| Problem statement |
Extract the lines from the start through the line that holds "const hierarchyNames = ['IO', 'NO'];", both included, omitting all images.

| Data provided |
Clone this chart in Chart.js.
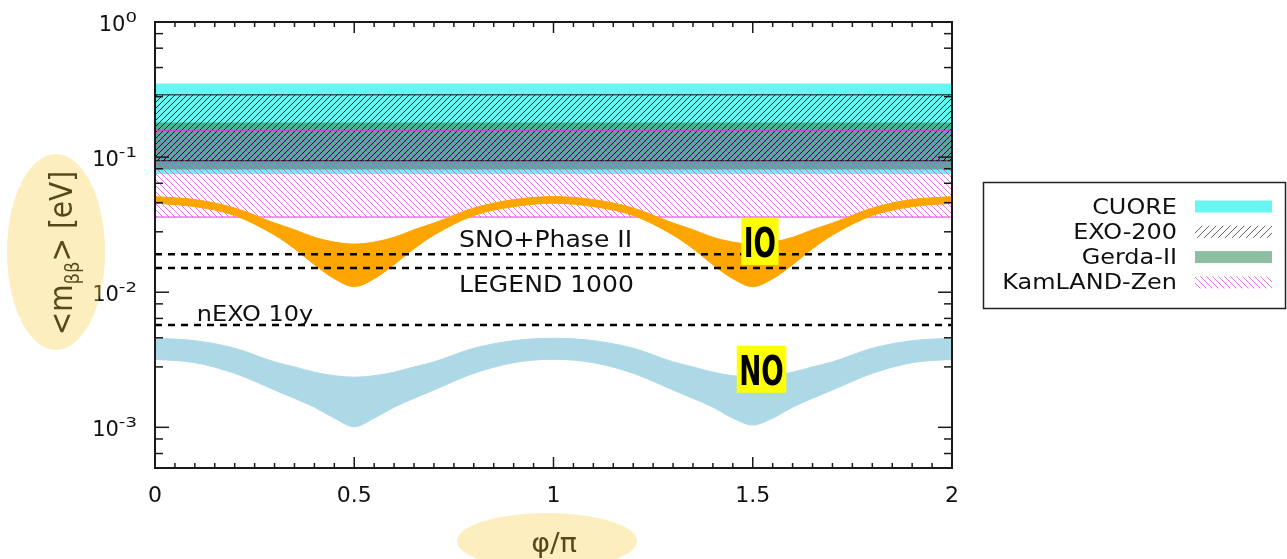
<!DOCTYPE html>
<html>
<head>
<meta charset="utf-8">
<script src="https://cdn.jsdelivr.net/npm/chart.js@4.4.0/dist/chart.umd.min.js"></script>
<style>
  html, body { margin: 0; padding: 0; background: #fff; }
</style>
</head>
<body>
<canvas id="mbb" width="1287" height="559"></canvas>
<script>
// phase grid (phi / pi) and the two allowed bands
const phi = [0,0.1,0.2,0.3,0.35,0.4,0.45,0.5,0.55,0.6,0.65,0.7,0.8,0.9,1,1.1,1.2,1.3,1.35,1.4,1.45,1.5,1.55,1.6,1.65,1.7,1.8,1.9,2];
const ioTop = [0.051,0.0485,0.042,0.0325,0.029,0.0255,0.0235,0.0227,0.0235,0.0255,0.029,0.0325,0.042,0.0485,0.051,0.0485,0.042,0.0325,0.029,0.0255,0.0235,0.0227,0.0235,0.0255,0.029,0.0325,0.042,0.0485,0.051];
const ioBottom = [0.0456,0.043,0.037,0.0265,0.021,0.016,0.0126,0.011,0.0126,0.016,0.021,0.0265,0.037,0.043,0.0456,0.043,0.037,0.0265,0.021,0.016,0.0126,0.011,0.0126,0.016,0.021,0.0265,0.037,0.043,0.0456];
const noTop = [0.00456,0.00438,0.00385,0.00305,0.0028,0.00256,0.00241,0.00235,0.00241,0.00256,0.0028,0.00305,0.00385,0.00438,0.00456,0.00438,0.00385,0.00305,0.0028,0.00256,0.00241,0.00235,0.00241,0.00256,0.0028,0.00305,0.00385,0.00438,0.00456];
const noBottom = [0.00319,0.00301,0.00251,0.00189,0.00164,0.00141,0.00117,0.00101,0.00117,0.00141,0.00164,0.00189,0.00251,0.00301,0.00319,0.00301,0.00251,0.00189,0.00164,0.00141,0.00117,0.00104,0.00117,0.00141,0.00164,0.00189,0.00251,0.00301,0.00319];

// current experimental limits (eV)
const bandNames = ['CUORE', 'EXO-200', 'Gerda-II', 'KamLAND-Zen'];
const bandUpper = [0.35, 0.289, 0.18, 0.157];
const bandLower = [0.075, 0.094, 0.081, 0.036];

// future sensitivities (eV)
const futureNames = ['SNO+Phase II', 'LEGEND 1000', 'nEXO 10y'];
const futureLimits = [0.0191, 0.0151, 0.00573];

const hierarchyNames = ['IO', 'NO'];

const xTickValues = [0, 0.5, 1, 1.5, 2];
const xTickLabels = ['0', '0.5', '1', '1.5', '2'];
const yTickValues = [1, 0.1, 0.01, 0.001];
const yTickExponents = ['0', '-1', '-2', '-3'];
const yMinorTicks = [6.4e-4, 8.2e-4, 2.8e-3, 4.6e-3, 6.4e-3, 8.2e-3, 0.028, 0.046, 0.064, 0.082, 0.28, 0.46, 0.64, 0.82];

const FONT = "'DejaVu Sans', sans-serif";

function hatch(color, dir, size) {
  const c = document.createElement('canvas');
  c.width = c.height = size;
  const g = c.getContext('2d');
  g.strokeStyle = color;
  g.lineWidth = 1;
  g.beginPath();
  if (dir === '/') {
    g.moveTo(0, size); g.lineTo(size, 0);
    g.moveTo(-1, 1); g.lineTo(1, -1);
    g.moveTo(size - 1, size + 1); g.lineTo(size + 1, size - 1);
  } else {
    g.moveTo(0, 0); g.lineTo(size, size);
    g.moveTo(-1, size - 1); g.lineTo(1, size + 1);
    g.moveTo(size - 1, -1); g.lineTo(size + 1, 1);
  }
  g.stroke();
  return g.createPattern(c, 'repeat');
}

const bandStyle = {
  'CUORE':       { fill: 'rgba(0,240,236,0.6)', key: 'rgba(0,240,236,0.6)', line: 'transparent', order: 20 },
  'EXO-200':     { fill: hatch('rgba(0,0,0,0.85)', '/', 6), key: hatch('rgba(60,60,60,0.8)', '/', 7), line: '#111', order: 16 },
  'Gerda-II':    { fill: 'rgba(46,139,87,0.6)', key: 'rgba(46,139,87,0.55)', line: 'transparent', order: 18 },
  'KamLAND-Zen': { fill: hatch('rgba(214,70,214,0.75)', '\\', 6), key: hatch('rgba(214,70,214,0.75)', '\\', 6), line: '#d83cd8', order: 14 }
};

const span = v => [{ x: 0, y: v }, { x: 2, y: v }];
const curve = ys => phi.map((p, i) => ({ x: p, y: ys[i] }));

const datasets = [];
bandNames.forEach((name, i) => {
  const st = bandStyle[name];
  datasets.push({ label: name, data: span(bandUpper[i]), fill: '+1', backgroundColor: st.fill, borderColor: st.line, borderWidth: 1, order: st.order });
  datasets.push({ label: name + ' low', data: span(bandLower[i]), fill: false, borderColor: st.line, borderWidth: 1, order: st.order });
});
const smooth = { cubicInterpolationMode: 'monotone', borderWidth: 1 };
datasets.push(Object.assign({ label: 'IO', data: curve(ioTop), fill: '+1', backgroundColor: '#ffa500', borderColor: '#ffa500', order: 12 }, smooth));
datasets.push(Object.assign({ label: 'IO low', data: curve(ioBottom), fill: false, borderColor: '#ffa500', order: 12 }, smooth));
datasets.push(Object.assign({ label: 'NO', data: curve(noTop), fill: '+1', backgroundColor: '#add8e6', borderColor: '#add8e6', order: 12 }, smooth));
datasets.push(Object.assign({ label: 'NO low', data: curve(noBottom), fill: false, borderColor: '#add8e6', order: 12 }, smooth));
futureNames.forEach((name, i) => {
  datasets.push({ label: name, data: span(futureLimits[i]), fill: false, borderColor: '#000', borderWidth: 2.5, borderDash: [7, 6], order: 5 });
});

// where the text notes sit, in data coordinates
const futureNoteAt = [{ x: 0.763, y: 0.0216 }, { x: 0.763, y: 0.0101 }, { x: 0.105, y: 0.00616 }];
const hierarchyAt = [{ x: 1.518, y: 0.0237 }, { x: 1.522, y: 0.00269 }];

function text(ctx, s, x, y, size, o) {
  o = Object.assign({ align: 'left', sx: 1, weight: '', color: '#000' }, o);
  ctx.save();
  ctx.font = `${o.weight} ${size}px ${FONT}`;
  ctx.fillStyle = o.color;
  ctx.textBaseline = 'alphabetic';
  ctx.textAlign = 'left';
  const w = ctx.measureText(s).width * o.sx;
  let left = x;
  if (o.align === 'right') left = x - w;
  else if (o.align === 'center') left = x - w / 2;
  ctx.translate(left, y);
  ctx.scale(o.sx, 1);
  ctx.fillText(s, 0, 0);
  ctx.restore();
  return w;
}

function seg(ctx, x1, y1, x2, y2) {
  ctx.beginPath(); ctx.moveTo(x1, y1); ctx.lineTo(x2, y2); ctx.stroke();
}

const decor = {
  id: 'decor',
  afterDraw(chart) {
    const { ctx, chartArea: a, scales: { x, y } } = chart;

    // notes next to the dashed lines
    futureNames.forEach((name, i) => {
      const p = futureNoteAt[i];
      text(ctx, name, x.getPixelForValue(p.x), y.getPixelForValue(p.y), i === 2 ? 22 : 23, { sx: 1.09, color: '#111' });
    });

    // IO / NO tags
    hierarchyNames.forEach((name, i) => {
      const cx = x.getPixelForValue(hierarchyAt[i].x), cy = y.getPixelForValue(hierarchyAt[i].y);
      ctx.font = `bold 40px ${FONT}`;
      const w = ctx.measureText(name).width * 0.66 + 5;
      ctx.fillStyle = '#ffff00';
      ctx.fillRect(cx - w / 2, cy - 23.5, w, 47);
      text(ctx, name, cx, cy + 15.5, 40, { align: 'center', sx: 0.66, weight: 'bold' });
    });

    // decade labels on the log axis
    yTickValues.forEach((v, i) => {
      const py = y.getPixelForValue(v);
      const ws = text(ctx, yTickExponents[i], 137, py - 0.5, 14, { align: 'right', sx: 1.3, color: '#111' });
      text(ctx, '10', 137 - ws, py + 9, 21, { align: 'right', sx: 1.0, color: '#111' });
    });

    // frame and inward ticks
    ctx.save();
    ctx.strokeStyle = '#1a1a1a';
    ctx.lineWidth = 1.5;
    yTickValues.forEach(v => {
      const py = y.getPixelForValue(v);
      seg(ctx, a.left, py, a.left + 14, py);
      seg(ctx, a.right, py, a.right - 14, py);
    });
    yMinorTicks.forEach(v => {
      const py = y.getPixelForValue(v);
      seg(ctx, a.left, py, a.left + 8, py);
      seg(ctx, a.right, py, a.right - 8, py);
    });
    for (let k = 1; k < 40; k++) {
      const v = k * 0.05;
      const len = k % 10 === 0 ? 11 : 5;
      const px = x.getPixelForValue(v);
      seg(ctx, px, a.bottom, px, a.bottom - len);
      seg(ctx, px, a.top, px, a.top + len);
    }
    ctx.lineWidth = 2;
    ctx.strokeRect(a.left, a.top, a.right - a.left, a.bottom - a.top);
    ctx.restore();

    // key
    ctx.save();
    ctx.strokeStyle = '#222';
    ctx.lineWidth = 1.5;
    ctx.strokeRect(983.5, 182.5, 302, 126);
    bandNames.forEach((name, i) => {
      const base = 213.5 + i * 25.3;
      text(ctx, name, 1177, base, 21, { align: 'right', sx: 1.14, color: '#111' });
      ctx.fillStyle = bandStyle[name].key;
      ctx.fillRect(1195, base - 13, 77, 12);
    });
    ctx.restore();

    // axis titles, then the translucent highlight on top of them
    ctx.save();
    ctx.translate(72, 253);
    ctx.rotate(-Math.PI / 2);
    ctx.scale(1, 1.12);
    ctx.fillStyle = '#000';
    ctx.textBaseline = 'alphabetic';
    ctx.font = `28px ${FONT}`;
    const w1 = ctx.measureText('<m').width, w3 = ctx.measureText('> [eV]').width;
    ctx.font = `18px ${FONT}`;
    const w2 = ctx.measureText('\u03B2\u03B2').width;
    let tx = -(w1 + w2 + w3) / 2;
    ctx.font = `28px ${FONT}`; ctx.fillText('<m', tx, 0); tx += w1;
    ctx.font = `18px ${FONT}`; ctx.fillText('\u03B2\u03B2', tx, 6); tx += w2;
    ctx.font = `28px ${FONT}`; ctx.fillText('> [eV]', tx, 0);
    ctx.restore();

    text(ctx, '\u03C6/\u03C0', 554, 552, 26, { align: 'center', sx: 1.1 });

    ctx.save();
    ctx.fillStyle = 'rgba(246,206,69,0.35)';
    ctx.beginPath(); ctx.ellipse(56, 252, 49, 98, 0, 0, Math.PI * 2); ctx.fill();
    ctx.beginPath(); ctx.ellipse(547, 541, 90, 28, 0, 0, Math.PI * 2); ctx.fill();
    ctx.restore();
  }
};

new Chart(document.getElementById('mbb'), {
  type: 'line',
  data: { datasets },
  options: {
    responsive: false,
    animation: false,
    devicePixelRatio: 1,
    layout: { padding: { top: 22, right: 335, left: 0, bottom: 0 } },
    elements: { point: { radius: 0 } },
    plugins: { legend: { display: false }, tooltip: { enabled: false } },
    scales: {
      x: {
        type: 'linear', min: 0, max: 2,
        afterBuildTicks: s => { s.ticks = xTickValues.map(v => ({ value: v })); },
        afterFit: s => { s.height = 91; },
        grid: { display: false, drawTicks: false },
        border: { display: false },
        ticks: { autoSkip: false, maxRotation: 0, padding: 15, color: '#111', font: { family: FONT, size: 22 }, callback: (v, i) => xTickLabels[i] }
      },
      y: {
        type: 'logarithmic', min: 5e-4, max: 1,
        afterBuildTicks: s => { s.ticks = yTickValues.map(v => ({ value: v })); },
        afterFit: s => { s.width = 155; },
        grid: { display: false, drawTicks: false },
        border: { display: false },
        ticks: { display: false }
      }
    }
  },
  plugins: [decor]
});
</script>
</body>
</html>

| Finished answer |
Clone this chart in Chart.js.
<!DOCTYPE html>
<html>
<head>
<meta charset="utf-8">
<script src="https://cdn.jsdelivr.net/npm/chart.js@4.4.0/dist/chart.umd.min.js"></script>
<style>
  html, body { margin: 0; padding: 0; background: #fff; }
</style>
</head>
<body>
<canvas id="mbb" width="1287" height="559"></canvas>
<script>
// phase grid (phi / pi) and the two allowed bands
const phi = [0,0.1,0.2,0.3,0.35,0.4,0.45,0.5,0.55,0.6,0.65,0.7,0.8,0.9,1,1.1,1.2,1.3,1.35,1.4,1.45,1.5,1.55,1.6,1.65,1.7,1.8,1.9,2];
const ioTop = [0.051,0.0485,0.042,0.0325,0.029,0.0255,0.0235,0.0227,0.0235,0.0255,0.029,0.0325,0.042,0.0485,0.051,0.0485,0.042,0.0325,0.029,0.0255,0.0235,0.0227,0.0235,0.0255,0.029,0.0325,0.042,0.0485,0.051];
const ioBottom = [0.0456,0.043,0.037,0.0265,0.021,0.016,0.0126,0.011,0.0126,0.016,0.021,0.0265,0.037,0.043,0.0456,0.043,0.037,0.0265,0.021,0.016,0.0126,0.011,0.0126,0.016,0.021,0.0265,0.037,0.043,0.0456];
const noTop = [0.00456,0.00438,0.00385,0.00305,0.0028,0.00256,0.00241,0.00235,0.00241,0.00256,0.0028,0.00305,0.00385,0.00438,0.00456,0.00438,0.00385,0.00305,0.0028,0.00256,0.00241,0.00235,0.00241,0.00256,0.0028,0.00305,0.00385,0.00438,0.00456];
const noBottom = [0.00319,0.00301,0.00251,0.00189,0.00164,0.00141,0.00117,0.00101,0.00117,0.00141,0.00164,0.00189,0.00251,0.00301,0.00319,0.00301,0.00251,0.00189,0.00164,0.00141,0.00117,0.00104,0.00117,0.00141,0.00164,0.00189,0.00251,0.00301,0.00319];

// current experimental limits (eV)
const bandNames = ['CUORE', 'EXO-200', 'Gerda-II', 'KamLAND-Zen'];
const bandUpper = [0.35, 0.289, 0.18, 0.157];
const bandLower = [0.075, 0.094, 0.081, 0.036];

// future sensitivities (eV)
const futureNames = ['SNO+Phase II', 'LEGEND 1000', 'nEXO 10y'];
const futureLimits = [0.0191, 0.0151, 0.00573];

const hierarchyNames = ['IO', 'NO'];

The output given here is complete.